━━━━━ Provided material ━━━━━

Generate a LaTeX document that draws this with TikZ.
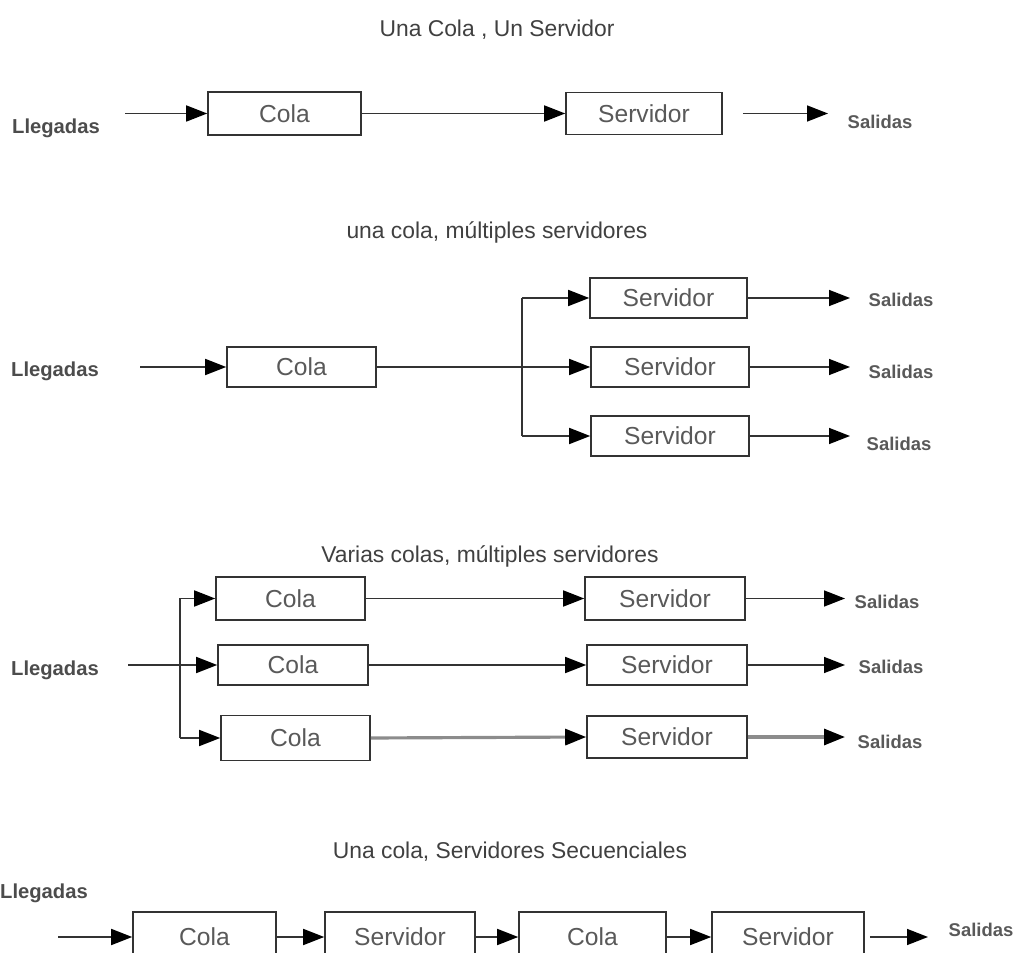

━━━━━
━━━━━ Provided material ━━━━━

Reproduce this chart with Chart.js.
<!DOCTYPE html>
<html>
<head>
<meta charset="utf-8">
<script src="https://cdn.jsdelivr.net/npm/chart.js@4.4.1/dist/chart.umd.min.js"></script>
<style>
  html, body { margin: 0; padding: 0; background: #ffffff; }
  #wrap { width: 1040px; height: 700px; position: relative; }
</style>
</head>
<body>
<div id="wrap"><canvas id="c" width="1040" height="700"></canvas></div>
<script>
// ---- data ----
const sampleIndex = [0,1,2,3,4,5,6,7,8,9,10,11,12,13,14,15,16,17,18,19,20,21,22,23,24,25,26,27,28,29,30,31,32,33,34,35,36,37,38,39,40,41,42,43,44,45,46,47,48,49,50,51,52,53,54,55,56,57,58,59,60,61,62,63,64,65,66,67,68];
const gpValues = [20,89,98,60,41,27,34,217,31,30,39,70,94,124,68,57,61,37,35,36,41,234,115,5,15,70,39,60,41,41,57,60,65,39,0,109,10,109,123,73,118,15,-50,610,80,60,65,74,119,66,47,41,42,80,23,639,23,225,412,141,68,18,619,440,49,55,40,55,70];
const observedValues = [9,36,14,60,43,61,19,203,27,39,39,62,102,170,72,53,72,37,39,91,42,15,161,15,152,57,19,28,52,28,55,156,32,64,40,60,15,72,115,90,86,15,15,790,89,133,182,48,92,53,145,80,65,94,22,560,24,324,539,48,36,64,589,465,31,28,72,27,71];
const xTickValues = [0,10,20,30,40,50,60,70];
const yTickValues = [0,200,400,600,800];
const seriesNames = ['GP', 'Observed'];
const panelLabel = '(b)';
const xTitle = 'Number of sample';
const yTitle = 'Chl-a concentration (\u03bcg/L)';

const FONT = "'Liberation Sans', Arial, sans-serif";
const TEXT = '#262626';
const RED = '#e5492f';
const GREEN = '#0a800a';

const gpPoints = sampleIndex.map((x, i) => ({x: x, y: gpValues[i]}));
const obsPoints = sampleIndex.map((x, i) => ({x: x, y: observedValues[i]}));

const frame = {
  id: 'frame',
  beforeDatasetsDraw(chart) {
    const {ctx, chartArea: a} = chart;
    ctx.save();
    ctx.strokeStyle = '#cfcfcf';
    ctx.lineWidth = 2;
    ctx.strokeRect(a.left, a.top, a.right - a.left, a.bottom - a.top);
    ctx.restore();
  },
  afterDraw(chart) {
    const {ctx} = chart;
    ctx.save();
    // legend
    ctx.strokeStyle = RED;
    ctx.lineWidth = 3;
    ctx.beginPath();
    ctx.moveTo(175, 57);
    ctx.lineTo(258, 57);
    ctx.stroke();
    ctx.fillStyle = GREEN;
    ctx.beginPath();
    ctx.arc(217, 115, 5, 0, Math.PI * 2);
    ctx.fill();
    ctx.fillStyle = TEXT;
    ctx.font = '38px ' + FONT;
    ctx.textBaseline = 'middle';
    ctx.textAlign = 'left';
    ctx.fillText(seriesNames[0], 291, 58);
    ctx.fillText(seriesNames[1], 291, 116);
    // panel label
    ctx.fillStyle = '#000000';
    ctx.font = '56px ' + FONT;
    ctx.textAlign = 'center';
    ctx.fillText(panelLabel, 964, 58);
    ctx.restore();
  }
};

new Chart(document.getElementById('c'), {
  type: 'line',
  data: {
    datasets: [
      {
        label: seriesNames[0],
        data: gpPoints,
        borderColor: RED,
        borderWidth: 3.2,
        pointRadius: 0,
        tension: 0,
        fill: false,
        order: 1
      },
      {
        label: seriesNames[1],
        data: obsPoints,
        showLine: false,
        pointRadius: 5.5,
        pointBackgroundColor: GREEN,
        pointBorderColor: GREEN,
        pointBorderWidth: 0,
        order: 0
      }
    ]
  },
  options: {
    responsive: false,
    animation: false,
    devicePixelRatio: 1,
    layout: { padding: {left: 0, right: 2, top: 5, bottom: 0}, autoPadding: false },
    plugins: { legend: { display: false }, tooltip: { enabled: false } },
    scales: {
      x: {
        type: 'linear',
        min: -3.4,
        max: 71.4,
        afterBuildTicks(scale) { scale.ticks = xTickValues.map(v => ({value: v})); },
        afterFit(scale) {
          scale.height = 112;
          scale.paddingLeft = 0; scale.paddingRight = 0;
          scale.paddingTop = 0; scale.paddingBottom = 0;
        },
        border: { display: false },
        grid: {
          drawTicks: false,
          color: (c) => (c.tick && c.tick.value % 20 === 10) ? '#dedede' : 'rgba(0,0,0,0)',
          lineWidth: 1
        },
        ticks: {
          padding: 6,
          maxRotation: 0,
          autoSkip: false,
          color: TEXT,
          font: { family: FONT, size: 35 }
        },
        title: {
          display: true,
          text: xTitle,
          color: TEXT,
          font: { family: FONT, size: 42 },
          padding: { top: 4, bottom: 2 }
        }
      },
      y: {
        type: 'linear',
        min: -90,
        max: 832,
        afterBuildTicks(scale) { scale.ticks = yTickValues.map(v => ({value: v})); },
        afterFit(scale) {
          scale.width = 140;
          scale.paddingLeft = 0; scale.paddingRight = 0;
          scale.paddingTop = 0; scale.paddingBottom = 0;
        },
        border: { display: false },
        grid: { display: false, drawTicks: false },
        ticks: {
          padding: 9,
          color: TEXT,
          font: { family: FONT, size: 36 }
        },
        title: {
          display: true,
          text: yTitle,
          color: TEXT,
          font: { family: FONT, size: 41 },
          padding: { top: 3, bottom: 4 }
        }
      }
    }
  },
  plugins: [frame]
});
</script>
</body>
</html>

━━━━━
━━━━━ Provided material ━━━━━

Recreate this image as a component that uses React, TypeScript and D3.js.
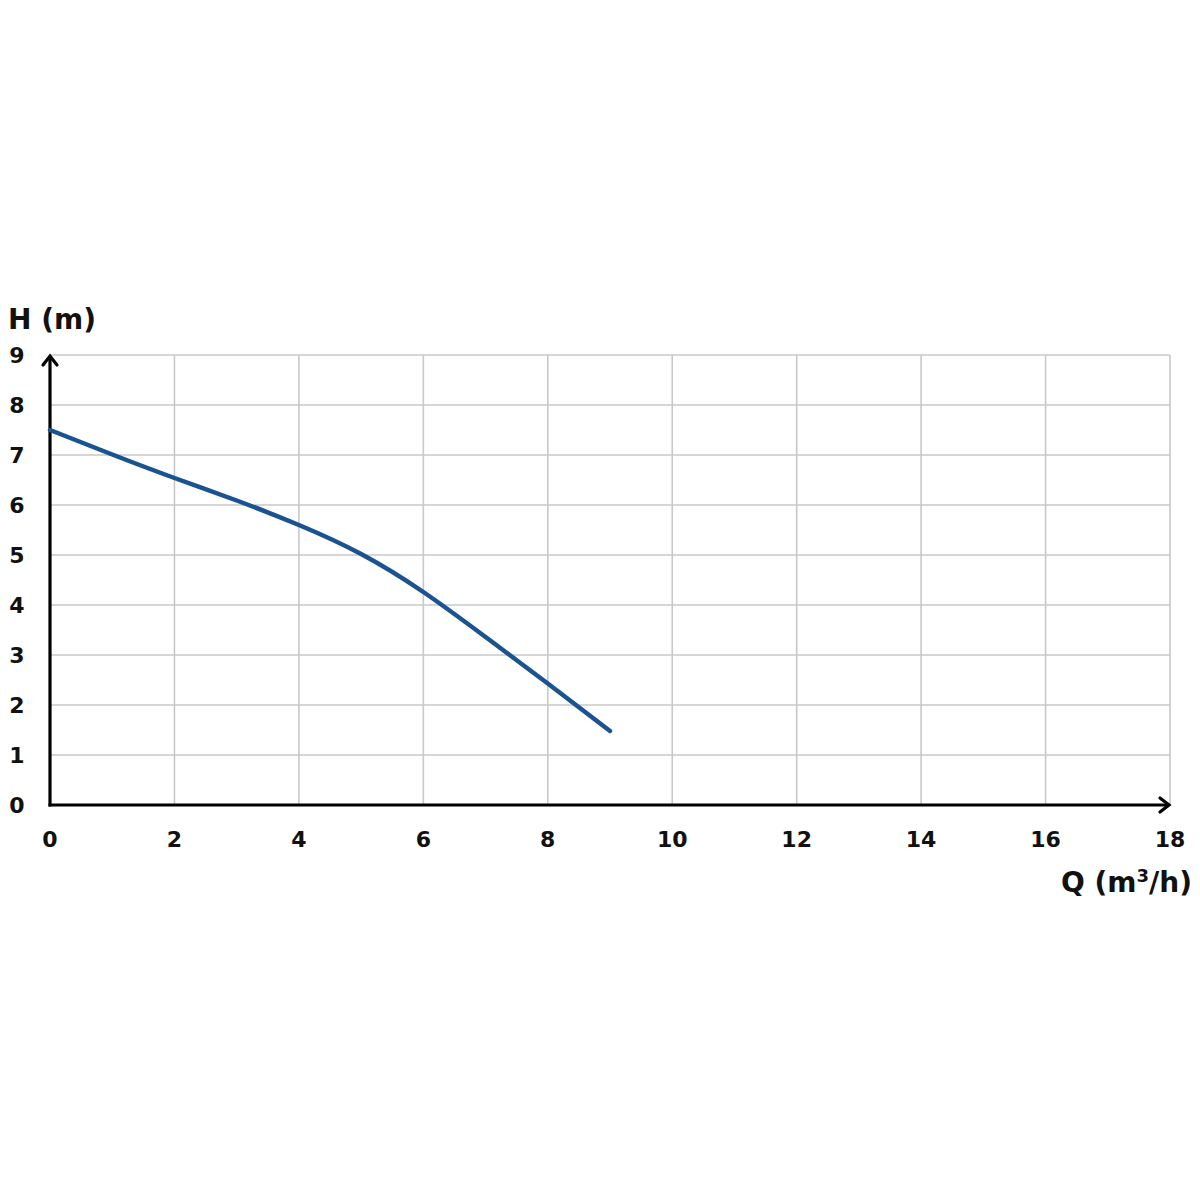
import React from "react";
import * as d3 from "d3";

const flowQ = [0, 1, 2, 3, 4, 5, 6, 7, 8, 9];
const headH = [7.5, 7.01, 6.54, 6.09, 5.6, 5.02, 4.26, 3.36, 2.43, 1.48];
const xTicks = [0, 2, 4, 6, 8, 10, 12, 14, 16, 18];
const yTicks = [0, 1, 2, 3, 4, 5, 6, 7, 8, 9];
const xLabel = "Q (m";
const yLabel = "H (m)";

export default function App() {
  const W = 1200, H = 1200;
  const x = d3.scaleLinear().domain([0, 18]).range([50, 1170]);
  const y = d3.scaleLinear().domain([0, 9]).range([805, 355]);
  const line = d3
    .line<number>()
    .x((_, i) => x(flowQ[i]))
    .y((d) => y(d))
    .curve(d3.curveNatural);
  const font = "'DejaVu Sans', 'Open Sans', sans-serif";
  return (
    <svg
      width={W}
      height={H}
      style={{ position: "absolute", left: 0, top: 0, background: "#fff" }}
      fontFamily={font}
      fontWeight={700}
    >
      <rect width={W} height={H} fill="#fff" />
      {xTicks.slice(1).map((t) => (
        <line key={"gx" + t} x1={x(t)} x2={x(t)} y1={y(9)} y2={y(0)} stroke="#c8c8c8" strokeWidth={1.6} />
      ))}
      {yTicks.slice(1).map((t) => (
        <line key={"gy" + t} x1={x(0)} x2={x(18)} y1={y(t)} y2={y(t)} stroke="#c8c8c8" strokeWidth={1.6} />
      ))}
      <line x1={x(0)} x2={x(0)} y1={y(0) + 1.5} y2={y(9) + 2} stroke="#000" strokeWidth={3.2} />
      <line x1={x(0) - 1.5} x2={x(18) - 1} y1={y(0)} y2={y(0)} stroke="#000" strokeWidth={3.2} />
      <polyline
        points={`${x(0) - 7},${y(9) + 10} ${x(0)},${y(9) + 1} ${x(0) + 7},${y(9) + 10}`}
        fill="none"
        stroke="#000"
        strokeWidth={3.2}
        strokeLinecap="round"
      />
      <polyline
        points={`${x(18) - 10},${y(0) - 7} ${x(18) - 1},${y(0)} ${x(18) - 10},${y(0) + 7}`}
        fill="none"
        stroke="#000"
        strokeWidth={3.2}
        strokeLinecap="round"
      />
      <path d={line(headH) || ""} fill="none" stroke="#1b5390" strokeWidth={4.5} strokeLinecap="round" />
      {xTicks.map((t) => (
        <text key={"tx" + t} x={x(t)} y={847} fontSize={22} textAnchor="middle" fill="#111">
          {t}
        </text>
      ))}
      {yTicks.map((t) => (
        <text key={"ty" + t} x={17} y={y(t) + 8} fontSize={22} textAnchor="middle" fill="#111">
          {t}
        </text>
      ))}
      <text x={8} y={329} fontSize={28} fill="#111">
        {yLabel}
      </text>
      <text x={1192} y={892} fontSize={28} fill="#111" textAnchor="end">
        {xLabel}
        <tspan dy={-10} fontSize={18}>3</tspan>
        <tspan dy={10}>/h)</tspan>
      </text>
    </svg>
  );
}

━━━━━

Copy each line of the listing that contains the string "React".

▶ **Exercise solution**
Recreate this image as a component that uses React, TypeScript and D3.js.
import React from "react";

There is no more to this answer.